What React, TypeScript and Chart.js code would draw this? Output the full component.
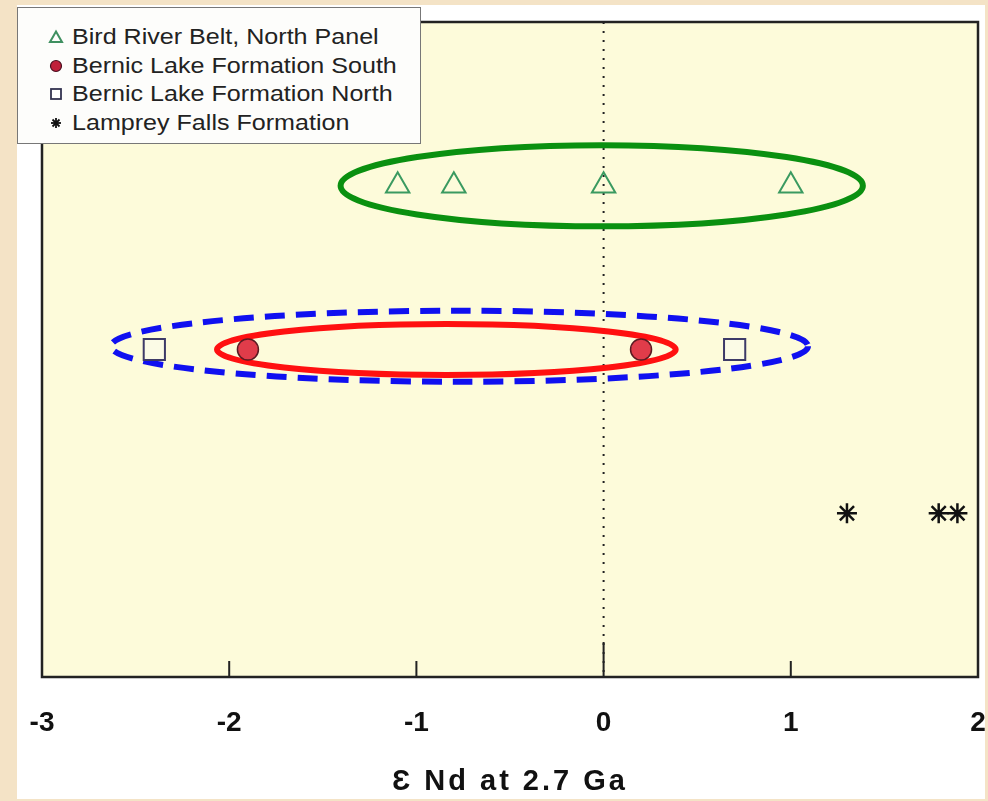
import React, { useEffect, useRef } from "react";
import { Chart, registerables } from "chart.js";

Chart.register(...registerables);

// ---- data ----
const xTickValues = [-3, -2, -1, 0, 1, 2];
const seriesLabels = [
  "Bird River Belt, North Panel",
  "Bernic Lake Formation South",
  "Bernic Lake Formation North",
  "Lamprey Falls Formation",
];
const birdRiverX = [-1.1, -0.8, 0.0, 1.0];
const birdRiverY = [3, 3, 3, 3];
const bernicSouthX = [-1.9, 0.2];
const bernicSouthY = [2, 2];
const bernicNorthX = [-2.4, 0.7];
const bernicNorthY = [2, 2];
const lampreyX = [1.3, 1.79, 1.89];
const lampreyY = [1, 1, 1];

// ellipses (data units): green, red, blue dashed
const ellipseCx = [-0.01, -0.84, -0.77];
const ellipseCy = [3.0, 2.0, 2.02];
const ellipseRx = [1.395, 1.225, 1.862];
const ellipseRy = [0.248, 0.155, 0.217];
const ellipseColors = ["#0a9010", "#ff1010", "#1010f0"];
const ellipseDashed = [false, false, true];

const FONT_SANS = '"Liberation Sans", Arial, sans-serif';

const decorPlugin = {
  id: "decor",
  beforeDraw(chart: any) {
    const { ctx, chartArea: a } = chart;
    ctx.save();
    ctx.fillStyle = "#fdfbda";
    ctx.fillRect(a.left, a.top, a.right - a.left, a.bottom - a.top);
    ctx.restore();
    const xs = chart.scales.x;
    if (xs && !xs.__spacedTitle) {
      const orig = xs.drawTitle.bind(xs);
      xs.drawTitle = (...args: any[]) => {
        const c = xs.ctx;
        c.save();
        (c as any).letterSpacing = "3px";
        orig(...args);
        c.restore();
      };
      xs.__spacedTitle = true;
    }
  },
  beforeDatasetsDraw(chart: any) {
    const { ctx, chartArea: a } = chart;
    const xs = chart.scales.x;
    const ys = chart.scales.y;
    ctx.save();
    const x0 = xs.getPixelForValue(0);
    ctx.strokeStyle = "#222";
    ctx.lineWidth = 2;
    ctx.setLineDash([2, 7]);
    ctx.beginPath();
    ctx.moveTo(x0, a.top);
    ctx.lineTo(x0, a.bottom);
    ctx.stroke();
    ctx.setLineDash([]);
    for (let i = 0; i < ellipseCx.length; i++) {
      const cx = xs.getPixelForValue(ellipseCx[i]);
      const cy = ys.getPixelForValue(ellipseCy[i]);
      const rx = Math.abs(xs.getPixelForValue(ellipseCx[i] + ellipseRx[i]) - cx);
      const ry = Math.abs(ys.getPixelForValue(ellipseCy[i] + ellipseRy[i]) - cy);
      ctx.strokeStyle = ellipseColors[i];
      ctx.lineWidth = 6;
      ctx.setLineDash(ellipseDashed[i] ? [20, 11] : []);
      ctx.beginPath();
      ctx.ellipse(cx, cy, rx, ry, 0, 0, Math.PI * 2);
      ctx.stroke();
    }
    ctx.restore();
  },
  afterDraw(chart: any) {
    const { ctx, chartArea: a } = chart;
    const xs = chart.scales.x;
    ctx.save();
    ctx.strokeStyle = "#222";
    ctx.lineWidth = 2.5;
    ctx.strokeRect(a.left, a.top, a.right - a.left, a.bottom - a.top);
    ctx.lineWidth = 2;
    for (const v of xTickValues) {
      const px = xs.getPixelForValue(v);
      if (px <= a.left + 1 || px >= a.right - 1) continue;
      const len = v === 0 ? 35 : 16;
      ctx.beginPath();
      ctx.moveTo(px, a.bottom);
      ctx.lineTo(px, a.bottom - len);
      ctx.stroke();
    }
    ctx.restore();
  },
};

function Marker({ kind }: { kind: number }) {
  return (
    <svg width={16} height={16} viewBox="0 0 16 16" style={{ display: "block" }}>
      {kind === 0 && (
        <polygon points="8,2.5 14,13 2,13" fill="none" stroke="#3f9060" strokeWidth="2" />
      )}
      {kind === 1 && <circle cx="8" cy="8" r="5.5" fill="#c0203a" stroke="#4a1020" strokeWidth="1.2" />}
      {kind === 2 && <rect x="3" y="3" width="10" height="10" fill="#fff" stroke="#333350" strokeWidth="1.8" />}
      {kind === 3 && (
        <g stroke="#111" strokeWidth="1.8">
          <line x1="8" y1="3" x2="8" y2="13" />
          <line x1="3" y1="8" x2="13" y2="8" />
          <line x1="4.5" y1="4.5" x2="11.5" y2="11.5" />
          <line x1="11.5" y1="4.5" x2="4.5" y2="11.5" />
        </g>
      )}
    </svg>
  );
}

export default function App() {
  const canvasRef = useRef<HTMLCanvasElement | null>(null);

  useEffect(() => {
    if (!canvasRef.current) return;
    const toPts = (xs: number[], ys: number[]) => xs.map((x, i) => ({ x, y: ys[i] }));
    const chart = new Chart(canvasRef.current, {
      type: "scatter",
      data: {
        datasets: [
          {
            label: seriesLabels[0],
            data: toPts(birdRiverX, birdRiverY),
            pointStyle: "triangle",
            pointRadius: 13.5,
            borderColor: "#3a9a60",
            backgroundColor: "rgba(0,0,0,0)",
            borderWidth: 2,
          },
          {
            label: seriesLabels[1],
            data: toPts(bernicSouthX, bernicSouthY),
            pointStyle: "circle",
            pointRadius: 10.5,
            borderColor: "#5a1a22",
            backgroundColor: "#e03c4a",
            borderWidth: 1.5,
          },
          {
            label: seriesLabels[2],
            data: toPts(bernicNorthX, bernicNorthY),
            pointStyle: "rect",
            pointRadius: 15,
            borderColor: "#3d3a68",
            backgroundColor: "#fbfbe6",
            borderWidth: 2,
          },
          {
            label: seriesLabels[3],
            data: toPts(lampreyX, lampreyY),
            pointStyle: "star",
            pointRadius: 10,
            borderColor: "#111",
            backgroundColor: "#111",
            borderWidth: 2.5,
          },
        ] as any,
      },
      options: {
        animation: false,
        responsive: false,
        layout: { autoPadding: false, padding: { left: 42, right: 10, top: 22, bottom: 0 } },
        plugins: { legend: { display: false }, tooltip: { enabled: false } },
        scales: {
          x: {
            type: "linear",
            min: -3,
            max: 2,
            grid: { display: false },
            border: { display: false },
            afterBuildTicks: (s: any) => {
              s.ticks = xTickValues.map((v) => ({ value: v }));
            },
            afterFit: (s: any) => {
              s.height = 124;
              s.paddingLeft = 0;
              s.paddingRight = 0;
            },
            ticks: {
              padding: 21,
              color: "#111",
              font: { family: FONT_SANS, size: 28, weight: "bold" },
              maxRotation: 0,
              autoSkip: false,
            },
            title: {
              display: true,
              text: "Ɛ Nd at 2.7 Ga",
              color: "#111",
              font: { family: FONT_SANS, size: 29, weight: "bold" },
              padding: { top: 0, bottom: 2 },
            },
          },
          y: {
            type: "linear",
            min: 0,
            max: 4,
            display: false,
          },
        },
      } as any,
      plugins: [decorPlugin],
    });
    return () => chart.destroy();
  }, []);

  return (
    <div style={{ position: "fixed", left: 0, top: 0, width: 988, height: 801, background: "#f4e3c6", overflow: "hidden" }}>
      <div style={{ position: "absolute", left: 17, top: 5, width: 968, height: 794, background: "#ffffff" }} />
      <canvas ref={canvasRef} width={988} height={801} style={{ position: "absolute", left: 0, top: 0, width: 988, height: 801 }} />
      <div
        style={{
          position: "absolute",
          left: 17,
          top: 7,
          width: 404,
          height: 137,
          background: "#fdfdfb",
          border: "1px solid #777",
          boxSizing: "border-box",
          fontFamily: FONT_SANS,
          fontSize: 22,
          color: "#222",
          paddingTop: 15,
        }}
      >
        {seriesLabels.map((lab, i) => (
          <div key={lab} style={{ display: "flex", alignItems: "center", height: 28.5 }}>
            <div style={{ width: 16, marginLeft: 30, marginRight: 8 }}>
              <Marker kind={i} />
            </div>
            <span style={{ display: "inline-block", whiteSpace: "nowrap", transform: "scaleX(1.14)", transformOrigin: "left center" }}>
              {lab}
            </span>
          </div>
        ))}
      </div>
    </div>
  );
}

▶ Given problem
In the lines above, locate the string "React". Copy every line where it occurs.

▶ Written response
What React, TypeScript and Chart.js code would draw this? Output the full component.
import React, { useEffect, useRef } from "react";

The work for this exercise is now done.